Jacquelene Steele wrote:

I apologize for the Thread Necro, however, I have a question, and searching has not found it answered. (To my surprise.)

The Among the Living Chronicle sheet has a: Periapt of Wisdom +2 (Cost: 4.000 gp).

Reminding myself of this item's stats from 3.5: https://www.dandwiki.com/wiki/SRD:Periapt_of_Wisdom

It's a neck slot item that gives a +2 enhancement bonus to Wisdom. Given that Wisdom bonus only seem to happen on Head Slots and Ioun stones, this appears to be either:
1) No longer legal item
2) A pretty special item indeed

If it was legal, would people be able to get it enhanced as they would a Headband of Inspired Wisdom? (I.e. to +4, and maybe even +6)

Just curious, because I know at least one of my players will ask.

I beleave the answers will be No and No.

No, you can’t buy it (the description on the CR does not explain in detail what it does)...
And
No, there is no “Advanced” version listed in any legal source - so it couldn’t be upgraded to something (that there are no rules for). It would be like upgrading a +6 headband to a +8... no rules for it.

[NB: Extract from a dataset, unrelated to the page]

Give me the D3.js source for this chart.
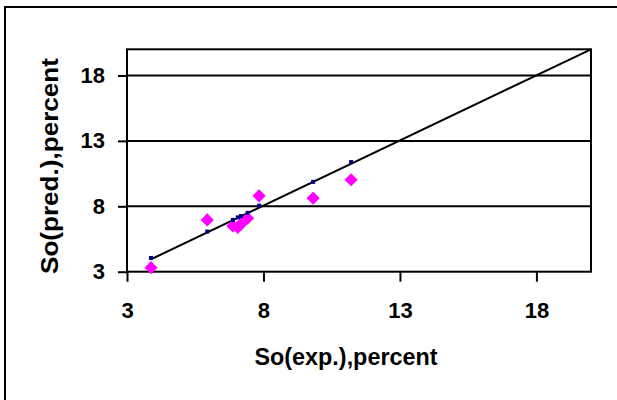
<!DOCTYPE html>
<html><head><meta charset="utf-8">
<script src="https://cdn.jsdelivr.net/npm/d3@7"></script>
<style>body{margin:0;background:#fff}svg{display:block}text{font-family:"Liberation Sans",Arial,sans-serif;font-weight:bold;fill:#000}</style>
</head><body><svg id="c" width="617" height="400"></svg>
<script>
const expValues  = [3.88, 5.94, 6.88, 7.06, 7.17, 7.42, 7.84, 9.82, 11.21];
const predValues = [3.31, 6.96, 6.50, 6.39, 6.62, 7.09, 8.80, 8.62, 10.03];
const fitValues  = [4.05, 6.07, 6.96, 7.15, 7.25, 7.50, 8.05, 9.87, 11.38];
const trendX = [3.88, 20];
const trendY = [3.95, 20];
const xTicks = [3, 8, 13, 18];
const yTicks = [3, 8, 13, 18];
const gridValues = [8, 13, 18];
const xTitle = "So(exp.),percent";
const yTitle = "So(pred.),percent";

const svg = d3.select("#c");
const L = 127, T = 49.3, R = 591, B = 271.7;
const x = d3.scaleLinear().domain([3, 20]).range([L, R]);
const y = d3.scaleLinear().domain([3, 20]).range([B, T]);

// outer frame
svg.append("rect").attr("x", 5).attr("y", 7).attr("width", 640).attr("height", 420)
  .attr("fill", "none").attr("stroke", "#000").attr("stroke-width", 2);

// gridlines
svg.append("g").selectAll("line").data(gridValues).join("line")
  .attr("x1", L).attr("x2", R).attr("y1", d => y(d)).attr("y2", d => y(d))
  .attr("stroke", "#000").attr("stroke-width", 2);

// plot border
svg.append("rect").attr("x", L).attr("y", T).attr("width", R - L).attr("height", B - T)
  .attr("fill", "none").attr("stroke", "#000").attr("stroke-width", 2);

// axes
const xAxis = svg.append("g").attr("transform", `translate(0,${B})`)
  .call(d3.axisBottom(x).tickValues(xTicks).tickSize(10).tickPadding(21).tickFormat(d3.format("d")));
const yAxis = svg.append("g").attr("transform", `translate(${L},0)`)
  .call(d3.axisLeft(y).tickValues(yTicks).tickSize(9).tickPadding(13).tickFormat(d3.format("d")));
[xAxis, yAxis].forEach(a => {
  a.select(".domain").remove();
  a.selectAll(".tick line").attr("stroke", "#000").attr("stroke-width", 2);
  a.selectAll(".tick text").style("font-size", "22px").style("font-family", "'Liberation Sans',Arial,sans-serif").style("font-weight", "bold").attr("fill", "#000");
});

// trend line
const line = d3.line().x(d => x(d[0])).y(d => y(d[1]));
svg.append("path").datum(d3.zip(trendX, trendY)).attr("d", line)
  .attr("fill", "none").attr("stroke", "#000").attr("stroke-width", 2);

// predicted diamonds
const diamond = d3.symbol().type(d3.symbolDiamond2).size(110);
svg.append("g").selectAll("path").data(d3.zip(expValues, predValues)).join("path")
  .attr("d", diamond).attr("transform", d => `translate(${x(d[0])},${y(d[1])})`)
  .attr("fill", "#ff00ff");

// fit dots
svg.append("g").selectAll("rect").data(d3.zip(expValues, fitValues)).join("rect")
  .attr("x", d => x(d[0]) - 2).attr("y", d => y(d[1]) - 2).attr("width", 4).attr("height", 4)
  .attr("fill", "#000080");

// titles
svg.append("text").attr("x", 346).attr("y", 365).attr("text-anchor", "middle")
  .attr("textLength", 183).attr("lengthAdjust", "spacingAndGlyphs")
  .style("font-size", "24px").text(xTitle);
svg.append("text").attr("transform", `translate(58,166) rotate(-90)`).attr("text-anchor", "middle")
  .attr("textLength", 216).attr("lengthAdjust", "spacingAndGlyphs")
  .style("font-size", "24px").text(yTitle);
</script></body></html>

At least IMHO (but I am no one official... so heck, feel free to ignore me! LOL!)

1/5

3 people marked this as a favorite.

Tonya Woldridge posted here late 2016, giving up-to-date approval to J. J. Frost's post from back in 2010.

For Season 0 stuff:
1) If it doesn't exist anymore in Pathfinder, it's not available to the PCs. Cross it off.
2) If the item is different in Pathfinder, the chronicle offers the "correct" version.